In this sense Fury as a war film shows a familiar theme of WW2 films in that the inexperienced characters human aspect often leads to moments of revealed humanity against the experienced and yet somehow dead central figures.
Fury All Star Cast
Fury the Final Battle Scene
With respects to the final scene it appears to be out of context with the initial part of the Fury Film. In terms of realism it is easily possible to discount how 300 well armed SS German Soldiers could not destroy a stationary US Tank. This is of course a given. How easy would it be to circumvent the tank and knock out its weak sides? I am not a soldier but the endless carnage of the final battle scene reduced the films message as well as its plausibility.
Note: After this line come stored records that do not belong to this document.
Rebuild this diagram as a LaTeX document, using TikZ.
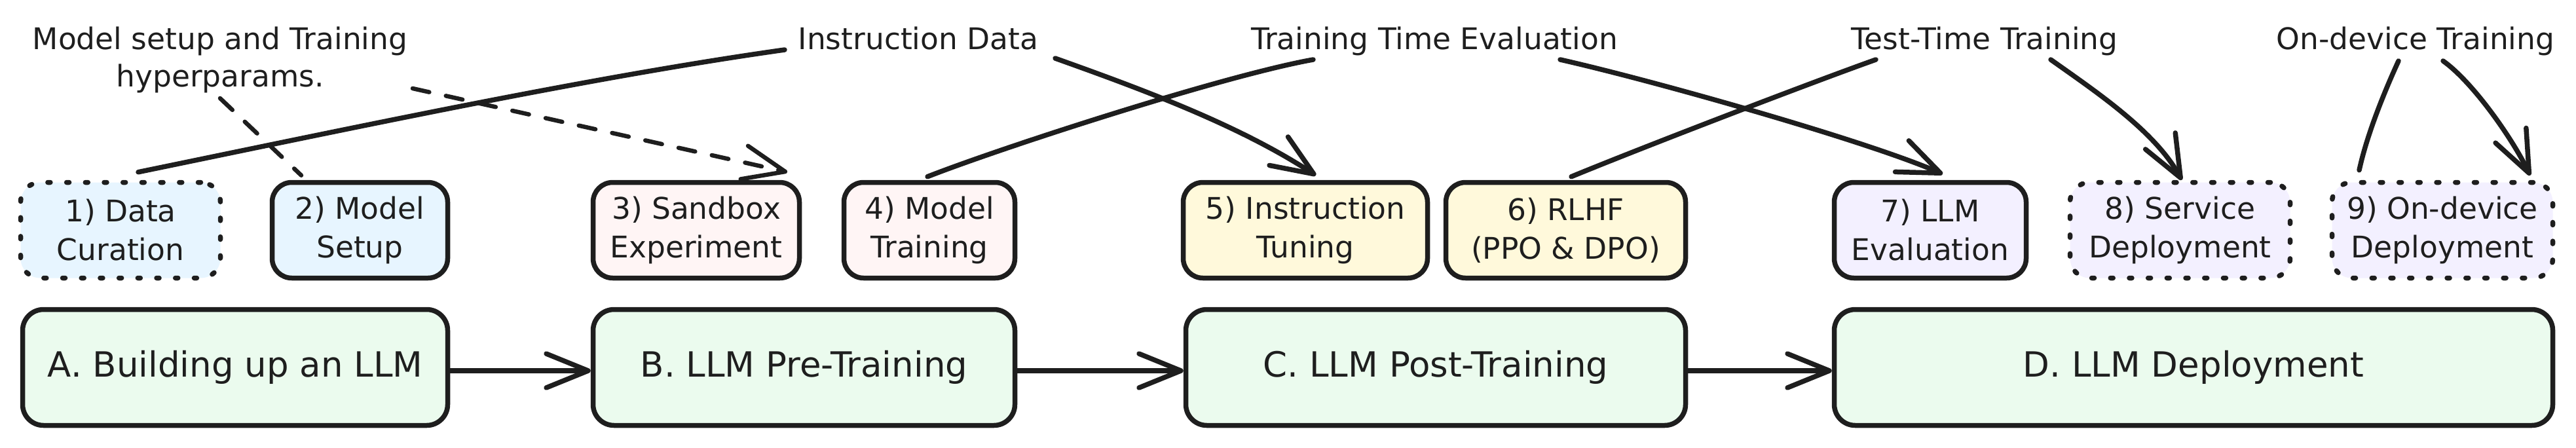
\documentclass[tikz,border=0pt]{standalone}
\usepackage{fontspec}
\setmainfont{DejaVu Sans}
\usetikzlibrary{arrows.meta}
\definecolor{ink}{HTML}{1E1E1E}
\definecolor{bluefill}{HTML}{E7F5FF}
\definecolor{pinkfill}{HTML}{FFF5F5}
\definecolor{yellowfill}{HTML}{FFF9DB}
\definecolor{purplefill}{HTML}{F3F0FF}
\definecolor{greenfill}{HTML}{EBFBEE}
\begin{document}
\begin{tikzpicture}[x=1pt,y=-1pt,
  box/.style={draw=ink, line width=7.5pt, rounded corners=30pt, inner sep=0pt,
    minimum height=146pt, align=center, text=ink, font=\fontsize{45.5pt}{59pt}\selectfont},
  bigbox/.style={draw=ink, line width=7.5pt, rounded corners=32pt, fill=greenfill, inner sep=0pt,
    minimum height=177pt, text=ink, font=\fontsize{53pt}{62pt}\selectfont},
  dotline/.style={dash pattern=on 4pt off 24.7pt, line cap=round},
  lbl/.style={inner sep=0pt, text=ink, font=\fontsize{45.5pt}{57pt}\selectfont, align=center},
  conn/.style={draw=ink, line width=7.5pt, line cap=round},
  dashconn/.style={conn, line width=6.5pt, dash pattern=on 26pt off 26pt},
  headed/.style={-{Straight Barb[length=64pt,width=52pt,round]}},
]
\useasboundingbox (0,0) rectangle (3933,683);

% labels
\node[lbl] (setup) at (336,91) {Model setup and Training\\hyperparams.};
\node[lbl, anchor=base] (instr) at (1402,75) {Instruction Data};
\node[lbl, anchor=base] (tte) at (2190,75) {Training Time Evaluation};
\node[lbl, anchor=base] (ttt) at (3030,75) {Test-Time Training};
\node[lbl, anchor=base] (odt) at (3688,75) {On-device Training};

% top row boxes
\node[box, dotline, fill=bluefill, minimum width=305pt] (b1) at (184,351.5) {1) Data\\Curation};
\node[box, fill=bluefill, minimum width=268pt] (b2) at (549.5,351.5) {2) Model\\Setup};
\node[box, fill=pinkfill, minimum width=315pt] (b3) at (1063,351.5) {3) Sandbox\\Experiment};
\node[box, fill=pinkfill, minimum width=261pt] (b4) at (1419,351.5) {4) Model\\Training};
\node[box, fill=yellowfill, minimum width=373pt] (b5) at (1993,351.5) {5) Instruction\\Tuning};
\node[box, fill=yellowfill, minimum width=366pt] (b6) at (2390.5,351.5) {6) RLHF\\(PPO \& DPO)};
\node[box, fill=purplefill, minimum width=293pt] (b7) at (2947,351.5) {7) LLM\\Evaluation};
\node[box, dotline, fill=purplefill, minimum width=336pt] (b8) at (3328.5,351.5) {8) Service\\Deployment};
\node[box, dotline, fill=purplefill, minimum width=337pt] (b9) at (3729,351.5) {9) On-device\\Deployment};

% bottom row boxes
\node[bigbox, minimum width=649pt] (A) at (359,561) {A. Building up an LLM};
\node[bigbox, minimum width=644pt] (B) at (1227.5,561) {B. LLM Pre-Training};
\node[bigbox, minimum width=763pt] (C) at (2192,561) {C. LLM Post-Training};
\node[bigbox, minimum width=1097pt] (D) at (3349,561) {D. LLM Deployment};

% bottom arrows
\draw[conn, headed] ([yshift=-5pt]A.east) -- ([yshift=-5pt]A.east -| B.west);
\draw[conn, headed] ([yshift=-5pt]B.east) -- ([yshift=-5pt]B.east -| C.west);
\draw[conn, headed] ([yshift=-5pt]C.east) -- ([yshift=-5pt]C.east -| D.west);

% dashed connectors
\draw[dashconn] ([yshift=-59pt]setup.center) -- ([xshift=-89.5pt,yshift=7pt]b2.north);
\draw[dashconn, headed] ([xshift=294pt,yshift=-44pt]setup.center) -- ([xshift=139pt,yshift=12pt]b3.north);

% curved connectors
\draw[conn] ([xshift=27pt,yshift=12pt]b1.north) .. controls (540,195) and (900,118) .. ([xshift=-204pt,yshift=-1pt]instr.base);
\draw[conn, headed] ([xshift=209pt,yshift=-14pt]instr.base) .. controls (1740,135) and (1890,190) .. ([xshift=16pt,yshift=7pt]b5.north);
\draw[conn] ([xshift=-185pt,yshift=-16pt]tte.base) .. controls (1870,115) and (1530,225) .. ([xshift=-3pt,yshift=5pt]b4.north);
\draw[conn, headed] ([xshift=192pt,yshift=-16pt]tte.base) .. controls (2520,122) and (2850,215) .. ([xshift=19pt,yshift=9pt]b7.north);
\draw[conn] ([xshift=8.5pt,yshift=5pt]b6.north) .. controls (2500,228) and (2760,128) .. ([xshift=-166pt,yshift=-16pt]ttt.base);
\draw[conn, headed] ([xshift=101pt,yshift=-16pt]ttt.base) .. controls (3200,140) and (3290,200) .. ([xshift=2.5pt]b8.north);
\draw[conn] ([xshift=-26pt,yshift=-18pt]odt.base) .. controls (3645,130) and (3615,200) .. ([xshift=-127pt,yshift=15pt]b9.north);
\draw[conn, headed] ([xshift=42pt,yshift=-18pt]odt.base) .. controls (3775,125) and (3835,210) .. ([xshift=134pt,yshift=7pt]b9.north);
\end{tikzpicture}
\end{document}
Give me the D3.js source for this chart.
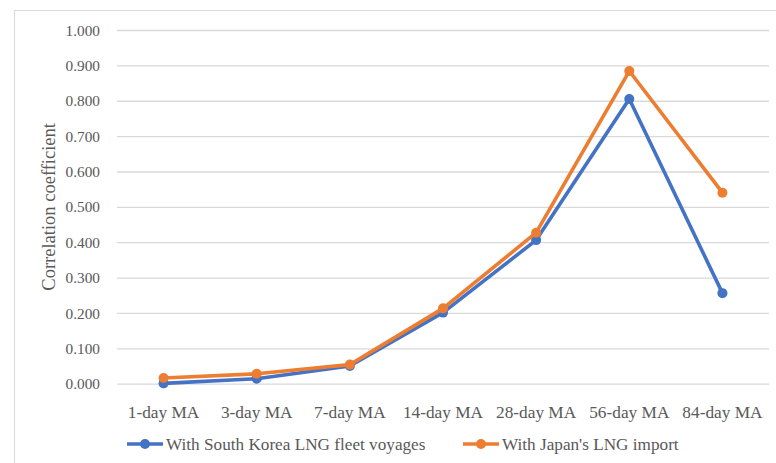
<!DOCTYPE html>
<html>
<head>
<meta charset="utf-8">
<script src="https://cdn.jsdelivr.net/npm/d3@7/dist/d3.min.js"></script>
<style>
  html, body { margin: 0; padding: 0; background: #fff; }
</style>
</head>
<body>
<svg id="chart" width="776" height="463"></svg>
<script>
// Moving-average windows on the x axis
const categories = ["1-day MA", "3-day MA", "7-day MA", "14-day MA", "28-day MA", "56-day MA", "84-day MA"];
// Correlation coefficients for each series
const koreaFleetVoyages = [0.001, 0.014, 0.050, 0.201, 0.406, 0.805, 0.256];
const japanLngImport   = [0.016, 0.028, 0.054, 0.213, 0.427, 0.884, 0.540];
const yTicks = [0, 0.1, 0.2, 0.3, 0.4, 0.5, 0.6, 0.7, 0.8, 0.9, 1.0];

const seriesNames = ["With South Korea LNG fleet voyages", "With Japan's LNG import"];
const seriesColors = ["#4472C4", "#ED7D31"];
const series = [koreaFleetVoyages, japanLngImport];

const FONT = '"Liberation Serif", "Times New Roman", serif';
const TEXT = "#595959";

const svg = d3.select("#chart");
const W = 776, H = 463;

// Chart frame
svg.append("rect")
  .attr("x", 14.5).attr("y", 10.5)
  .attr("width", W + 10).attr("height", H + 10)
  .attr("fill", "#fff").attr("stroke", "#d9d9d9").attr("stroke-width", 1);

const plot = { left: 117, right: 769, top: 30, bottom: 383.7 };

const x = d3.scaleBand().domain(categories).range([plot.left, plot.right]);
const y = d3.scaleLinear().domain([0, 1]).range([plot.bottom, plot.top]);

// Horizontal gridlines + y tick labels
const yAxis = d3.axisLeft(y)
  .tickValues(yTicks)
  .tickFormat(d3.format(".3f"))
  .tickSize(-(plot.right - plot.left))
  .tickPadding(17);

const gy = svg.append("g")
  .attr("transform", `translate(${plot.left},0)`)
  .call(yAxis)
  .attr("font-family", FONT);
gy.select(".domain").remove();
gy.selectAll(".tick line").attr("stroke", "#d9d9d9").attr("stroke-width", 1.3);
gy.selectAll(".tick text")
  .style("font-family", FONT)
  .style("font-size", "15.3px")
  .style("fill", TEXT)
  .attr("dy", "0.33em");

// Category labels
const xAxis = d3.axisBottom(x).tickSize(0).tickPadding(22);
const gx = svg.append("g")
  .attr("transform", `translate(0,${plot.bottom})`)
  .call(xAxis)
  .attr("font-family", FONT);
gx.select(".domain").remove();
gx.selectAll(".tick text")
  .style("font-family", FONT)
  .style("font-size", "17.3px")
  .style("fill", TEXT);

// Y axis title
svg.append("text")
  .attr("transform", `translate(55,${(plot.top + plot.bottom) / 2}) rotate(-90)`)
  .attr("text-anchor", "middle")
  .style("font-family", FONT)
  .style("font-size", "18.5px")
  .style("fill", TEXT)
  .text("Correlation coefficient");

// Lines and markers
const cx = d => x(d) + x.bandwidth() / 2;
const line = d3.line()
  .x((d, i) => cx(categories[i]))
  .y(d => y(d));

series.forEach((vals, si) => {
  const g = svg.append("g");
  g.append("path")
    .datum(vals)
    .attr("fill", "none")
    .attr("stroke", seriesColors[si])
    .attr("stroke-width", 3.6)
    .attr("stroke-linejoin", "round")
    .attr("stroke-linecap", "round")
    .attr("d", line);
  g.selectAll("circle")
    .data(vals)
    .join("circle")
    .attr("cx", (d, i) => cx(categories[i]))
    .attr("cy", d => y(d))
    .attr("r", 5)
    .attr("fill", seriesColors[si]);
});

// Legend
const legendY = 444;
const legendItems = [{ x: 127 }, { x: 463 }];
legendItems.forEach((it, i) => {
  const g = svg.append("g").attr("transform", `translate(${it.x},${legendY})`);
  g.append("line")
    .attr("x1", 0).attr("x2", 36).attr("y1", 0).attr("y2", 0)
    .attr("stroke", seriesColors[i]).attr("stroke-width", 3.6);
  g.append("circle").attr("cx", 18).attr("cy", 0).attr("r", 5).attr("fill", seriesColors[i]);
  g.append("text")
    .attr("x", 39).attr("y", 0).attr("dy", "0.33em")
    .style("font-family", FONT)
    .style("font-size", "17.2px")
    .style("fill", TEXT)
    .text(seriesNames[i]);
});
</script>
</body>
</html>
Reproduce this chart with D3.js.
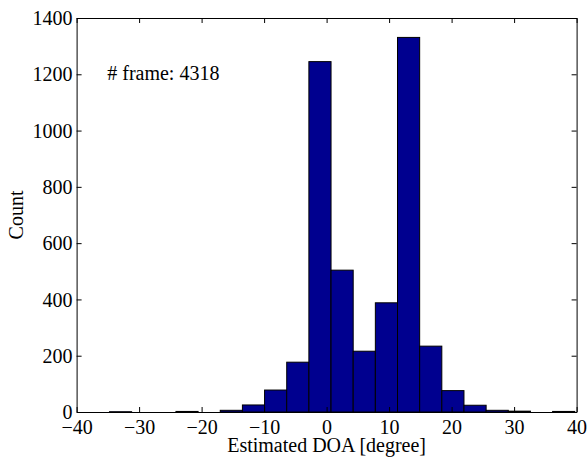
<!DOCTYPE html>
<html>
<head>
<meta charset="utf-8">
<script src="https://cdn.jsdelivr.net/npm/d3@7"></script>
<style>
  body { margin: 0; background: #fff; }
  svg text { font-family: "Liberation Serif", "Times New Roman", serif; fill: #000; }
</style>
</head>
<body>
<div id="chart"></div>
<script>
'use strict';

// histogram bins: first edge and width (degrees), counts per bin
const binStart = -34.74;
const binWidth = 3.545;
const counts = [1, 0, 0, 2, 0, 6, 25, 78, 177, 1245, 504, 216, 388, 1331, 234, 76, 24, 6, 3, 0, 2];

const xTicks = [-40, -30, -20, -10, 0, 10, 20, 30, 40];
const yTicks = [0, 200, 400, 600, 800, 1000, 1200, 1400];
const frameLabel = '# frame: 4318';

const width = 588, height = 457;
const margin = {top: 18, right: 11.4, bottom: 45, left: 76.6};
const w = width - margin.left - margin.right;
const h = height - margin.top - margin.bottom;
const fontSize = 20;
const serif = '"Liberation Serif", "Times New Roman", serif';

const svg = d3.select('#chart').append('svg')
    .attr('width', width)
    .attr('height', height);

const g = svg.append('g')
    .attr('transform', 'translate(' + margin.left + ',' + margin.top + ')');

const x = d3.scaleLinear().domain([-40, 40]).range([0, w]);
const y = d3.scaleLinear().domain([0, 1400]).range([h, 0]);

const bins = counts.map((c, i) => ({x0: binStart + i * binWidth, x1: binStart + (i + 1) * binWidth, count: c}));

g.selectAll('rect.bar')
    .data(bins)
    .enter().append('rect')
    .attr('class', 'bar')
    .attr('x', d => x(d.x0))
    .attr('width', d => x(d.x1) - x(d.x0))
    .attr('y', d => y(d.count))
    .attr('height', d => y(0) - y(d.count))
    .attr('fill', '#00008f')
    .attr('stroke', '#000')
    .attr('stroke-width', 1);

const fmtX = d => d < 0 ? '\u2212' + Math.abs(d) : String(d);
const fmtY = d => String(d);

// bottom and left axes, inward ticks
const xAxis = d3.axisBottom(x).tickValues(xTicks).tickSizeInner(-5).tickSizeOuter(0).tickFormat(fmtX);
const yAxis = d3.axisLeft(y).tickValues(yTicks).tickSizeInner(-5).tickSizeOuter(0).tickFormat(fmtY);

const gx = g.append('g')
    .attr('transform', 'translate(0,' + h + ')')
    .call(xAxis)
    .attr('font-family', serif)
    .attr('font-size', fontSize);
gx.selectAll('text').attr('dy', null).attr('y', 22);

const gy = g.append('g')
    .call(yAxis)
    .attr('font-family', serif)
    .attr('font-size', fontSize);
gy.selectAll('text').attr('dy', '0.33em').attr('x', -4);

// top and right axes (box), ticks only
g.append('g').call(d3.axisTop(x).tickValues(xTicks).tickSizeInner(-5).tickSizeOuter(0).tickFormat(''));
g.append('g').attr('transform', 'translate(' + w + ',0)')
    .call(d3.axisRight(y).tickValues(yTicks).tickSizeInner(-5).tickSizeOuter(0).tickFormat(''));

svg.selectAll('.domain').attr('stroke', '#000');
svg.selectAll('.tick line').attr('stroke', '#000');

g.append('text')
    .attr('x', x(-35.1))
    .attr('y', y(1180))
    .attr('font-size', fontSize)
    .text(frameLabel);

svg.append('text')
    .attr('x', margin.left + w / 2)
    .attr('y', 452)
    .attr('text-anchor', 'middle')
    .attr('font-size', fontSize)
    .text('Estimated DOA [degree]');

svg.append('text')
    .attr('transform', 'translate(23,' + (margin.top + h / 2) + ') rotate(-90)')
    .attr('text-anchor', 'middle')
    .attr('font-size', fontSize)
    .text('Count');
</script>
</body>
</html>
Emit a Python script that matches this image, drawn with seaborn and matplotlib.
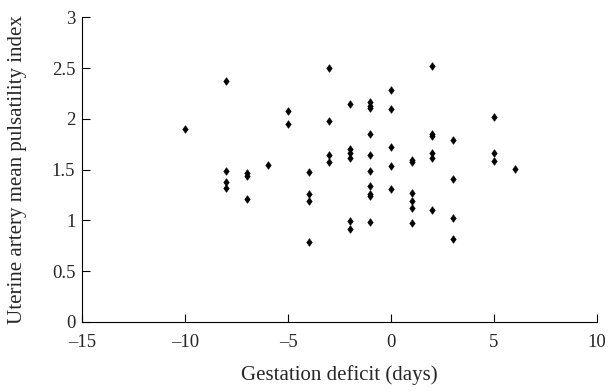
import pandas as pd
import matplotlib.pyplot as plt
import seaborn as sns

# gestation deficit (days) and uterine artery mean PI, read off the figure
deficit = [-10,
           -8, -8, -8, -8,
           -7, -7, -7,
           -6,
           -5, -5,
           -4, -4, -4, -4,
           -3, -3, -3, -3,
           -2, -2, -2, -2, -2, -2,
           -1, -1, -1, -1, -1, -1, -1, -1, -1, -1,
           0, 0, 0, 0, 0,
           1, 1, 1, 1, 1, 1,
           2, 2, 2, 2, 2, 2,
           3, 3, 3, 3,
           5, 5, 5,
           6]
pulsatility = [1.90,
               2.37, 1.49, 1.375, 1.32,
               1.47, 1.44, 1.21,
               1.545,
               2.08, 1.945,
               1.476, 1.263, 1.188, 0.787,
               2.50, 1.98, 1.647, 1.575,
               2.15, 1.707, 1.668, 1.612, 0.994, 0.918,
               2.163, 2.13, 2.107, 1.847, 1.64, 1.49, 1.34, 1.263, 1.24, 0.987,
               2.28, 2.10, 1.725, 1.54, 1.305,
               1.598, 1.578, 1.273, 1.188, 1.122, 0.975,
               2.523, 1.85, 1.83, 1.668, 1.61, 1.105,
               1.795, 1.407, 1.02, 0.82,
               2.015, 1.668, 1.59,
               1.505]

x_ticks = [-15, -10, -5, 0, 5, 10]
y_ticks = [0, 0.5, 1, 1.5, 2, 2.5, 3]

df = pd.DataFrame({"deficit": deficit, "pi": pulsatility})

sns.set_style("ticks")
plt.rcParams['font.family'] = ['Liberation Serif', 'DejaVu Serif']

# slightly narrow diamond like the original symbols
diamond = [(0, 1), (0.72, 0), (0, -1), (-0.72, 0), (0, 1)]

fig = plt.figure(figsize=(6.16, 3.91), dpi=100)
ax = fig.add_axes([0.1336, 0.1765, 0.8354, 0.7792])

sns.scatterplot(data=df, x="deficit", y="pi", marker=diamond, s=30,
                color="black", edgecolor="black", linewidth=0.4, ax=ax)

ax.set_xlim(-15, 10)
ax.set_ylim(0, 3)
ax.set_xticks(x_ticks)
ax.set_yticks(y_ticks)
ax.set_xticklabels([f"{t}".replace("-", "\u2013") for t in x_ticks])
ax.set_yticklabels([f"{t:g}" for t in y_ticks])
ax.tick_params(direction="in", length=6, width=0.8, labelsize=13.5, color="black")
ax.tick_params(axis="x", pad=8.5)
ax.tick_params(axis="y", pad=5)
for side in ["top", "right"]:
    ax.spines[side].set_visible(False)
for side in ["left", "bottom"]:
    ax.spines[side].set_linewidth(0.8)
    ax.spines[side].set_color("black")

ax.set_xlabel("Gestation deficit (days)", fontsize=15)
ax.set_ylabel("Uterine artery mean pulsatility index", fontsize=15)
ax.xaxis.set_label_coords(0.5, -0.14)
ax.yaxis.set_label_coords(-0.108, 0.5)

fig.savefig("out.png", dpi=100)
The concept was to explore how the crew all overcame the chance to walk away and fight till the death after all it was “best job I ever had” yet the descent into insane carnage moved the German antagonist into pure cannon fodder – and this was never the case as the initial start of the film defined Germany as being fanatical in its resistance – so if they were fanatical why would they suddenly turn into brain-dead zombies unable to defeat a static Sherman.
Of course this is just a film and as many people have pointed out it does portray US as a supreme force, capable of issuing vengeance with the spray of a Tommy-gun or from the bullets spewing from a .50 CAL machine Gun. This is not to say it is no entertaining. It is entertaining; the film offers a gritty realism in terms of the closing of WW2 and how sacrifices still needed to be made. The final scenes only act as a distraction from the rest of the film narrative whilst the closing titles help lock the film into its violent and bloody legacy.